GOAL OF THE EXERCISE –
Give back exactly the lines from the one with "Output the Python" through the one with "ax = fig.add_axes([0.1786, 0.149, 0.561, 0.709])", inclusive, without the images.

──────

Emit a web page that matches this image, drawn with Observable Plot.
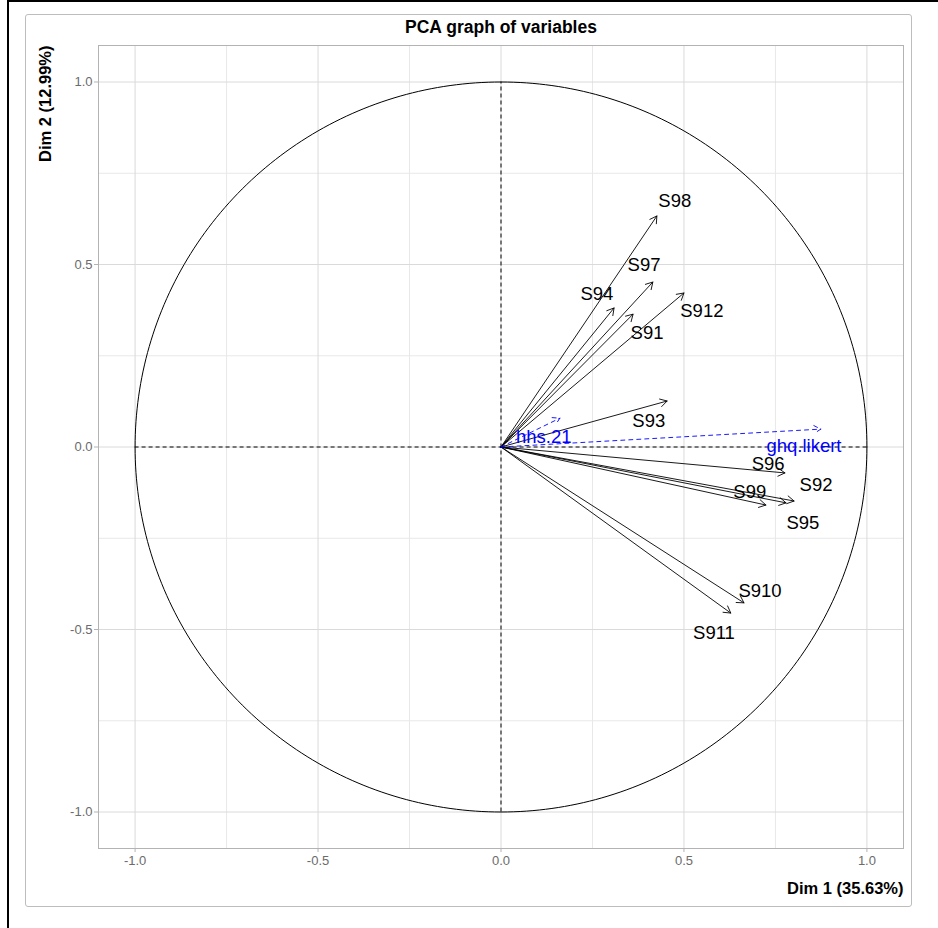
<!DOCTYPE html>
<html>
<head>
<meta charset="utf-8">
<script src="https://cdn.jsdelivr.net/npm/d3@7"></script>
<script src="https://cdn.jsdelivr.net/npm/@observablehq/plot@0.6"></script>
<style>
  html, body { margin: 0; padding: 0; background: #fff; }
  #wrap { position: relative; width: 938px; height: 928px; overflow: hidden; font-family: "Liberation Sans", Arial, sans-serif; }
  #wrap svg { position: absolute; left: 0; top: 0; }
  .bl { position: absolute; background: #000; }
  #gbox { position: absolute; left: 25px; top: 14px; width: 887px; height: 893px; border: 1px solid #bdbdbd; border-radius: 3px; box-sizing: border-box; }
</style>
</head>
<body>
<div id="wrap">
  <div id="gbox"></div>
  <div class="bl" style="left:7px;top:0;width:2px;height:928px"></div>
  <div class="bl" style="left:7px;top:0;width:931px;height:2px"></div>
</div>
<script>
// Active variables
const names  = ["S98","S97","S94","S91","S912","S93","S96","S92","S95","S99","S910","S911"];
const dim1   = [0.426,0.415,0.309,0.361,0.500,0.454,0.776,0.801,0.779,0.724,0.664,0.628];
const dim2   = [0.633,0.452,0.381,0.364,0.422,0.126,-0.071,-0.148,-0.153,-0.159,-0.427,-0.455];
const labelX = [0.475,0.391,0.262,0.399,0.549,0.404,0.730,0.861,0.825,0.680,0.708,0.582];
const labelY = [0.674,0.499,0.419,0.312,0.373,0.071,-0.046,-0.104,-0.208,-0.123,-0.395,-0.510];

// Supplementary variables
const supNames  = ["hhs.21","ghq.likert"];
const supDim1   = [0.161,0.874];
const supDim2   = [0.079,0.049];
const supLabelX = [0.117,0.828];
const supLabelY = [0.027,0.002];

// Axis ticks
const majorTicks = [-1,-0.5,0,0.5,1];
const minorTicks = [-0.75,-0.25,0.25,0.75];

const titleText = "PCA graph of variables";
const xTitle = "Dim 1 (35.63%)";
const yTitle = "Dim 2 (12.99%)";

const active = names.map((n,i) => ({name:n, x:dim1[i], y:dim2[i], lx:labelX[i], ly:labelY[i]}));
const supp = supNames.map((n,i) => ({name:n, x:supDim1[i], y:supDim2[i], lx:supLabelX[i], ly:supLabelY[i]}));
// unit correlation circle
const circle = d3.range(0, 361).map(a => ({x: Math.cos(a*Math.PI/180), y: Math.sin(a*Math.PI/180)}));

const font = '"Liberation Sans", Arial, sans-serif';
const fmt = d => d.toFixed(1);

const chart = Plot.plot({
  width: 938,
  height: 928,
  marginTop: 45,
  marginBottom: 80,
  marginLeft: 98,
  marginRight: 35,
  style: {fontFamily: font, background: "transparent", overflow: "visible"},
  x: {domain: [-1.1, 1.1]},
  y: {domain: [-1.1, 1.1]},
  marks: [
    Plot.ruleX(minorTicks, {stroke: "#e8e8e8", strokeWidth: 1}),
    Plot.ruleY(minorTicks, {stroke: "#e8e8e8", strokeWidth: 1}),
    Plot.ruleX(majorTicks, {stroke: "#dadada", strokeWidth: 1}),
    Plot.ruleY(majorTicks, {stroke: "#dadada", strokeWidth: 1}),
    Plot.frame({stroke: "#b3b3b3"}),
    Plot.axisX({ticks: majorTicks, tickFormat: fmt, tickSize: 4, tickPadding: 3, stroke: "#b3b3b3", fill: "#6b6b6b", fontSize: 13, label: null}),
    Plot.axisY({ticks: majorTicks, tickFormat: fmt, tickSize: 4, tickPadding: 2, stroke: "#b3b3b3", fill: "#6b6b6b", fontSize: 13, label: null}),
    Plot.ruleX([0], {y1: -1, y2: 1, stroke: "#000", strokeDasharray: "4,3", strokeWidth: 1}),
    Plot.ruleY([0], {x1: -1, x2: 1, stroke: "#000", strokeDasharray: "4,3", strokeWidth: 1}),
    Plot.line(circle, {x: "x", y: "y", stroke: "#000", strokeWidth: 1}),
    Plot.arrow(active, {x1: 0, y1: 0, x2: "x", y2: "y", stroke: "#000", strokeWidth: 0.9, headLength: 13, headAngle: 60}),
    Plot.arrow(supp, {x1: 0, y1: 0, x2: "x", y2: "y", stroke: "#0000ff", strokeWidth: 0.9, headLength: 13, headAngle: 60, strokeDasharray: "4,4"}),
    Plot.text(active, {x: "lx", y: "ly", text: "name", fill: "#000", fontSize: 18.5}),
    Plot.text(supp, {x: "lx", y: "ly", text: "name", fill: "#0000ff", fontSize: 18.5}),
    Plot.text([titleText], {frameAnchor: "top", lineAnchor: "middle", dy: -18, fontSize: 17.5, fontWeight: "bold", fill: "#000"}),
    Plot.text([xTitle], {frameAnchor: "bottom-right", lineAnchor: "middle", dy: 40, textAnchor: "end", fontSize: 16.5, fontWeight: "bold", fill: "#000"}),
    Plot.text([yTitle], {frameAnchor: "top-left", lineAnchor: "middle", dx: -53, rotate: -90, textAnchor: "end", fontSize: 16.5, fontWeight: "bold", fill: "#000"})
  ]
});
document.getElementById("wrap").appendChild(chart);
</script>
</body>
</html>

──────

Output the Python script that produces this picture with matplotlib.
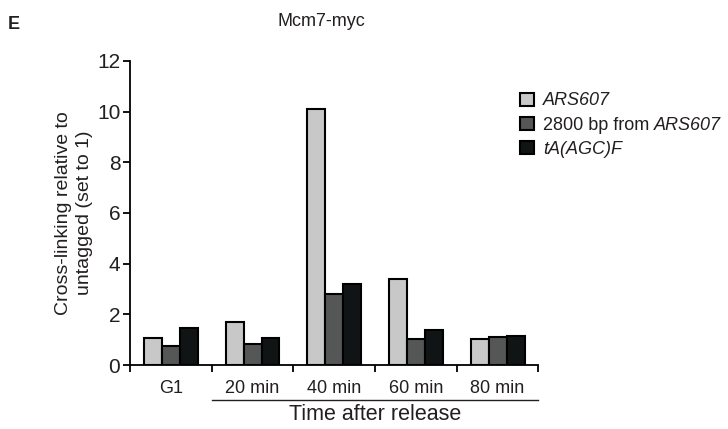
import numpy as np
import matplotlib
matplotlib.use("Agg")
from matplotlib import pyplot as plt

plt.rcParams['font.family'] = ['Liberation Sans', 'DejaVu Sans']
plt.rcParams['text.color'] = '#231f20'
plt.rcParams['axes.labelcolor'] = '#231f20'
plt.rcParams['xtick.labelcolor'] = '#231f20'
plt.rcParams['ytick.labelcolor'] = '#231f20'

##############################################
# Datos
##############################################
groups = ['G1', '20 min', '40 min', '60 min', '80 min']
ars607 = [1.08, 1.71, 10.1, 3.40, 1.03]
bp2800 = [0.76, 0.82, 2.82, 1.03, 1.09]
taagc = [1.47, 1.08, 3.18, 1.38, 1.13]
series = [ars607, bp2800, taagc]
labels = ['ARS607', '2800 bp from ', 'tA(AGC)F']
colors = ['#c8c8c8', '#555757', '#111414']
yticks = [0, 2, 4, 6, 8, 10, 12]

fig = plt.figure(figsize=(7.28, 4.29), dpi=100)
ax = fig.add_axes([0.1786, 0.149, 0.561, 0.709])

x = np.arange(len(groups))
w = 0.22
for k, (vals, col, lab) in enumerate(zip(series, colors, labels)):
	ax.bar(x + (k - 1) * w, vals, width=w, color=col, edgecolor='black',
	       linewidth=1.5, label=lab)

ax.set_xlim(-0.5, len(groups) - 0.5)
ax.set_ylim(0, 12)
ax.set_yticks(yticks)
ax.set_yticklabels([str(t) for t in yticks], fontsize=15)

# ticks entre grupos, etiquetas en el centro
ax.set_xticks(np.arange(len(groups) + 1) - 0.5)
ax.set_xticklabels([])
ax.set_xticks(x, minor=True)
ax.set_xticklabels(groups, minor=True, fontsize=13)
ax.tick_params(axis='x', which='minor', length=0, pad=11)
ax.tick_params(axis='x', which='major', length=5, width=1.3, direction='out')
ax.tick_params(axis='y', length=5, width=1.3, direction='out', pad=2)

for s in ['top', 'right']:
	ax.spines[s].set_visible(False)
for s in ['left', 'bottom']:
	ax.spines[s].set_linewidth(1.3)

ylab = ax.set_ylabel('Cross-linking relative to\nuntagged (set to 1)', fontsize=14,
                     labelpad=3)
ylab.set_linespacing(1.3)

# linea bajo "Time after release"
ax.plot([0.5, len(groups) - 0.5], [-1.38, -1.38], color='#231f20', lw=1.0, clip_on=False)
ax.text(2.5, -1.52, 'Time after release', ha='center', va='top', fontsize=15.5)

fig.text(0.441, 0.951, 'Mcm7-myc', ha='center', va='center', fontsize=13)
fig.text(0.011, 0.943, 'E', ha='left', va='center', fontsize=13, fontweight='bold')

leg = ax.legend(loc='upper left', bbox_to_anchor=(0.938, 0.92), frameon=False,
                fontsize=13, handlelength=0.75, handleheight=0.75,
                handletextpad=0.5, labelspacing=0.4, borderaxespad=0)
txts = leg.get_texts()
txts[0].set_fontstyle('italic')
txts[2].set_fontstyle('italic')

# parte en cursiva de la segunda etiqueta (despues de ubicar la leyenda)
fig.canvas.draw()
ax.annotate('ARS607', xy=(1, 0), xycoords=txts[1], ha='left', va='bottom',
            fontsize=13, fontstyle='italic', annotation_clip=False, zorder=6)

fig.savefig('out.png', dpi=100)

──────

COMPLETED EXERCISE –
Output the Python script that produces this picture with matplotlib.
import numpy as np
import matplotlib
matplotlib.use("Agg")
from matplotlib import pyplot as plt

plt.rcParams['font.family'] = ['Liberation Sans', 'DejaVu Sans']
plt.rcParams['text.color'] = '#231f20'
plt.rcParams['axes.labelcolor'] = '#231f20'
plt.rcParams['xtick.labelcolor'] = '#231f20'
plt.rcParams['ytick.labelcolor'] = '#231f20'

##############################################
# Datos
##############################################
groups = ['G1', '20 min', '40 min', '60 min', '80 min']
ars607 = [1.08, 1.71, 10.1, 3.40, 1.03]
bp2800 = [0.76, 0.82, 2.82, 1.03, 1.09]
taagc = [1.47, 1.08, 3.18, 1.38, 1.13]
series = [ars607, bp2800, taagc]
labels = ['ARS607', '2800 bp from ', 'tA(AGC)F']
colors = ['#c8c8c8', '#555757', '#111414']
yticks = [0, 2, 4, 6, 8, 10, 12]

fig = plt.figure(figsize=(7.28, 4.29), dpi=100)
ax = fig.add_axes([0.1786, 0.149, 0.561, 0.709])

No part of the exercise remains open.